CMC has received a grant of $42,000 from Los Angeles-based Weingart Foundation to underwrite a new debate league that will benefit hundreds of under-served middle school students in northeastern Los Angeles. As part of the grant, CMC students will be able to pursue internships to learn more about nonprofit management. CMC students will perform a variety of important tasks to implement the grant, including working with L.A. Unified School District teachers and producing debate curriculum and video resources.
According to John Meany, CMC director of forensics, student interns will be able to apply the skills they have learned in preparation for their own competitive and public events. The interns will be called on to use their professional communication and advanced argumentation techniques to support and innovate educational outreach program development.
"As anyone familiar with secondary school reform understands, this is both a serious challenge and outstanding opportunity," Meany says.
The Weingart Foundation awarded the grant over the summer to the Middle School Public Debate Program at CMCan outreach of The Claremont Colleges Debate Union. The infusion of funding makes it possible for the first time for debate organizers to work with educators and students in the second-largest school district in the country.
Although the Middle School Public Debate Program has successfully expanded its operations into Washington, D.C., and just recently, New York, "We've never had a partner school in LAUSD," says director of debate outreach Kate Shuster. "This will serve as a seed to create more leagues in what is essentially a monumental district."

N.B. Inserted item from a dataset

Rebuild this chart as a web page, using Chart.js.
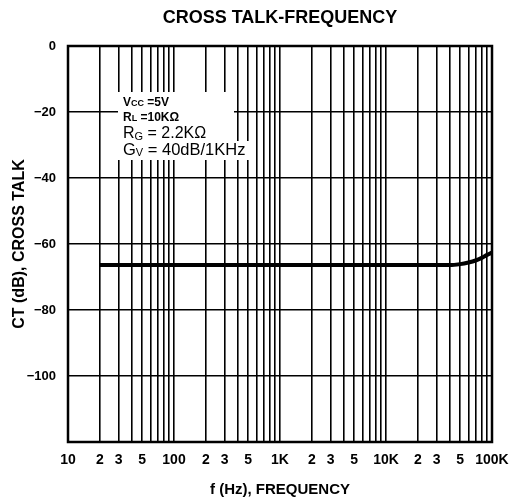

Within the first 18 months of the program's launch this fall, more than 500 students in Los Angeles County schools that primarily serve socially and economically disadvantaged communities are expected to engage in classroom and contest debate tournaments, Shuster says. The league will function as a demonstration project for the greater-Los Angeles metropolitan area, although the goal is for a sustainable program that can operate beyond its initial start-up.
"This really is an opportunity to foster leadership and critical thinking skills, and encourage civic engagement among adolescents in the county's most disadvantaged communities," Shuster says.
The Middle School Public Debate Program is the largest and fastest growing classroom and contest debate outreach program for students in fifth through eighth grade. Since its inception in 2002, more than 10,000 students from Southern California communities have participated in the program, says Shuster, who teamed with Meany to create the program from scratch.
CMC students, too, will benefit from the expansion into LAUSD, Shuster says, with the creation of internship opportunities that expose them to nonprofit management. By working directly with teachers on debate curriculum and materials, "CMCers will have an important role overseeing the development of middle school debate programs in Los Angeles."